The federal opposition had pledged at last year's election to begin a process towards Australia becoming a republic if it won by putting a question to the voters by the end of its first term in office.
Speaking at the launch of a new book, The Truth About The Palace Letters, Ms Plibersek said any campaign that "seeks to trash the Queen is destined to fail".
"Even republicans respect the Queen – and will never accept her as a villain," she said.
"In the end, we need to make the case for an Australian republic; not the case against the British monarch."
More than 1200 pages of letters, telegrams and clippings sent between Sir John Kerr as governor-general of Australia and Sir Martin Charteris, Queen Elizabeth's then-private secretary between 1974 to 1977 were released in July.
They shed new light on Sir John's dismissal of the Whitlam government in November 1975.
After Whitlam's sacking, the Palace praised Sir John's decision not to inform the Queen as showing "admirable consideration", implying it had shielded her from criticism and kept the issue in Australia.
Ms Plibersek said republicans should not let the episode define Australia's national story.

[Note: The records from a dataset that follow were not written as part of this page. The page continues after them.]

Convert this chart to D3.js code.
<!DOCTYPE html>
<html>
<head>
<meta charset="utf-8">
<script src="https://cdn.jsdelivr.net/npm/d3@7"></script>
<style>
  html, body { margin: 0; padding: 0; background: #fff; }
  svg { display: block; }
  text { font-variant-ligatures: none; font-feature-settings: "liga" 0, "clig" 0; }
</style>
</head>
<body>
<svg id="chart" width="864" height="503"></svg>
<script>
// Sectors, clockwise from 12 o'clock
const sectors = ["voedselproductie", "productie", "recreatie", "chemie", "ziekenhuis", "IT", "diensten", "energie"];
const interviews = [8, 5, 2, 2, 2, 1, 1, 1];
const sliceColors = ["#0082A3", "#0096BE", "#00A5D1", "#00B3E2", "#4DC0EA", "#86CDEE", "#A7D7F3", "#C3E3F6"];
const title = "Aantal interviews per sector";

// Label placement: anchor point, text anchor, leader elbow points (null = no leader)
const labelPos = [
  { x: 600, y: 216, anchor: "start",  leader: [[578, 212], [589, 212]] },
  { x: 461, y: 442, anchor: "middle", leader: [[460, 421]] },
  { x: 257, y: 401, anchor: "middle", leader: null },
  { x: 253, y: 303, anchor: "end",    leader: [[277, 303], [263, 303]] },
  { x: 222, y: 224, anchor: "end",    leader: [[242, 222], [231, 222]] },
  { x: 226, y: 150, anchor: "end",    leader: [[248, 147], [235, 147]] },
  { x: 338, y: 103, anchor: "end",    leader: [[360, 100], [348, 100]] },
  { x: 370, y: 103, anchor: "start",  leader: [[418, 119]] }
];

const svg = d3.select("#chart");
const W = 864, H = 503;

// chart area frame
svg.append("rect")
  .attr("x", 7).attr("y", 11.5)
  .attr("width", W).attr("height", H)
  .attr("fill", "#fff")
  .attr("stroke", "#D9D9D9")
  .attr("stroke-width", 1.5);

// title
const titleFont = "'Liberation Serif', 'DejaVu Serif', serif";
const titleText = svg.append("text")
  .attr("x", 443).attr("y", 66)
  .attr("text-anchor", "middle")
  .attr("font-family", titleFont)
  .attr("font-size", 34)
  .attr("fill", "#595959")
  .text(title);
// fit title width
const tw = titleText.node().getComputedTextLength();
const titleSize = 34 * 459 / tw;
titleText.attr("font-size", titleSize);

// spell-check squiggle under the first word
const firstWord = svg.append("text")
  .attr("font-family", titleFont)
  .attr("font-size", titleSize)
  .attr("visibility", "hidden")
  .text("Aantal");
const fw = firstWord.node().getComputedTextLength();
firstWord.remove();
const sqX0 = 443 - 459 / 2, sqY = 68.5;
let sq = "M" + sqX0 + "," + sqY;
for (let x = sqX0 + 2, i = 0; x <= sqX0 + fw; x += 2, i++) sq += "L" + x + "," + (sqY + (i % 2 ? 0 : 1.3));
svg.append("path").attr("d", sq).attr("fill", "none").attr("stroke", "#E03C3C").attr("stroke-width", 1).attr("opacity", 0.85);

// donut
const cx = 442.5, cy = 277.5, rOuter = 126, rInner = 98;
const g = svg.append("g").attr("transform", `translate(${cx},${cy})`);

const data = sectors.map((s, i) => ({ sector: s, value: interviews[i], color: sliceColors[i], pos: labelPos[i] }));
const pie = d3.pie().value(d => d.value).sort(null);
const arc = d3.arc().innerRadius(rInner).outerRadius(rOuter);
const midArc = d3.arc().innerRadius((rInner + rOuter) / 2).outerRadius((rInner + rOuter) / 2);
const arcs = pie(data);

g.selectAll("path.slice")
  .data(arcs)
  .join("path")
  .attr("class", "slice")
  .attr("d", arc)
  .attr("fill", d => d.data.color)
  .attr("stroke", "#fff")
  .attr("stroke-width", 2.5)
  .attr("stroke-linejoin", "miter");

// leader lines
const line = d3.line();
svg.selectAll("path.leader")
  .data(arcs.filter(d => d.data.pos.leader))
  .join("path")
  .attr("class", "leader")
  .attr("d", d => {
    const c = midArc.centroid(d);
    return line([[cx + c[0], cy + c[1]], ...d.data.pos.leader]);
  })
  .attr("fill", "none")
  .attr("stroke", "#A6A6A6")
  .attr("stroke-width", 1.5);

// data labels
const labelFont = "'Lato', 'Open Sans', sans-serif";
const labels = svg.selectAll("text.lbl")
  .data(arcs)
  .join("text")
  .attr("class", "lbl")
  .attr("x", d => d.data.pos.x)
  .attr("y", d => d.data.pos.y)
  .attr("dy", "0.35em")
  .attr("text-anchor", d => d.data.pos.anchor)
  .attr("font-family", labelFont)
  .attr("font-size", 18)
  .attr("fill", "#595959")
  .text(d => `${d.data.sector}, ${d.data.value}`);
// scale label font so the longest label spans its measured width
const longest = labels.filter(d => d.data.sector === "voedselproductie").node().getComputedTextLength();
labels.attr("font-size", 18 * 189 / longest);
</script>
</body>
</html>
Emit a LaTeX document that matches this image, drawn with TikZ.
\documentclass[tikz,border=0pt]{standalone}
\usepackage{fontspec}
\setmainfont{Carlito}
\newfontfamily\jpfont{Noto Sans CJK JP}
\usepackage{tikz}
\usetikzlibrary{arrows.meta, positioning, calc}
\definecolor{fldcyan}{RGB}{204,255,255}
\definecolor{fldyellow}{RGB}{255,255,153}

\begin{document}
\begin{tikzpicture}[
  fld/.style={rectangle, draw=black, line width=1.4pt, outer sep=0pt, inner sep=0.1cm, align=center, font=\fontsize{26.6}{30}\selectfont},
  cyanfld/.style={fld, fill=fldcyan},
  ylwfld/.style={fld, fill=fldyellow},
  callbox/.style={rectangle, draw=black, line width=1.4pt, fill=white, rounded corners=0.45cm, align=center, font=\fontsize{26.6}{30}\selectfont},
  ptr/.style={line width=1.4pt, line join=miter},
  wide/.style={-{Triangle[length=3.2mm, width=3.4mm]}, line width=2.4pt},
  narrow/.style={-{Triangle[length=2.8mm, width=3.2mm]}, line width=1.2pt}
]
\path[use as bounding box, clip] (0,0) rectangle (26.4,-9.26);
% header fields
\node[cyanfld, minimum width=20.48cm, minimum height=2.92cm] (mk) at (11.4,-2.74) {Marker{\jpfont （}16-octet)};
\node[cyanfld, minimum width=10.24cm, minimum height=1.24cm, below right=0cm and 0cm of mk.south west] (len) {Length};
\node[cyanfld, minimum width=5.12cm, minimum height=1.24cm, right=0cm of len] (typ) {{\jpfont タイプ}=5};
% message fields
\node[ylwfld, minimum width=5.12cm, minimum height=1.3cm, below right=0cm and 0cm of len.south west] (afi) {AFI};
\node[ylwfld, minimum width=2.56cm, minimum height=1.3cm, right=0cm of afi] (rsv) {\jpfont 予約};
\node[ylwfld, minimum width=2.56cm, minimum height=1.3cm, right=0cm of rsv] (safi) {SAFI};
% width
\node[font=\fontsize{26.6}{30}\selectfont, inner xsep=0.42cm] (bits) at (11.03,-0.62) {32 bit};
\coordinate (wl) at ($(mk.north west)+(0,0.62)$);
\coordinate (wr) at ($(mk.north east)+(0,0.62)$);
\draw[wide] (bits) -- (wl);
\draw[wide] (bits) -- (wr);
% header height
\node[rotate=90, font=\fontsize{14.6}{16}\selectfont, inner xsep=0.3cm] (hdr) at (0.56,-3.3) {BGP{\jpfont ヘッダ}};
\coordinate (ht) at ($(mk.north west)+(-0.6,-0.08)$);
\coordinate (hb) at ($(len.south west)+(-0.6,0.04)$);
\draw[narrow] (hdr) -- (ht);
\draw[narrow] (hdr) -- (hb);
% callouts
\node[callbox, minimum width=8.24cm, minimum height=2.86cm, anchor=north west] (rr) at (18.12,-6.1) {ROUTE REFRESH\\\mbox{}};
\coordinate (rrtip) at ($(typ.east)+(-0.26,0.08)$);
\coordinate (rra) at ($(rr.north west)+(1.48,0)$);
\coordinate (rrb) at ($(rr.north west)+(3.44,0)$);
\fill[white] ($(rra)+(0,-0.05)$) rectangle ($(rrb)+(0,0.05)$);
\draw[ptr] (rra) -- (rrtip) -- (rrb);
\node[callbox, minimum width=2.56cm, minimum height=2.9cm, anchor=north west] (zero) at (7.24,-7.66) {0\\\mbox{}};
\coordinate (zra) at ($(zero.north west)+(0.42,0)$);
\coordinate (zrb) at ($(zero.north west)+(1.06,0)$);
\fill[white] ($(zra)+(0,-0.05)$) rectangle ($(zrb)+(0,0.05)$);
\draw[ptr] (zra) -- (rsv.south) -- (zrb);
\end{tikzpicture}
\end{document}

"We can't let the dismissal and its resentments shape our case for a truly independent nation," she told the audience at Old Parliament House.
"I understand the temptation here – but we should resist it. Our republican story should project confidence – not bitterness."
She said any republic should be "born in hope and optimism" and not "tangled up in old battles".
The proposal for Australia to become a republic was defeated at a referendum in November 1999 by 55 to 45 per cent. The idea has languished ever since and there is widespread popular support for the royal family, with its younger members touring Australia in recent years to a rapturous response.
Former prime minister Malcolm Turnbull, who led the failed campaign, said in the last term of parliament any future vote should only be conducted after the Queen had died.
Prime Minister Scott Morrison has declared himself a proud constitutional monarchist and rehung a picture of the Queen in the Prime Minister's office when Mr Turnbull left Parliament. He has not committed a timeline to a referendum.
Ms Plibersek said a republic should offer a path to healing "our oldest national wound".
"The fight for an Australian republic cannot be separated from the fight for Voice, Treaty and Truth Telling," she said.
"As republicans, we should celebrate the best of us as a country. Mature, proud, egalitarian, multicultural."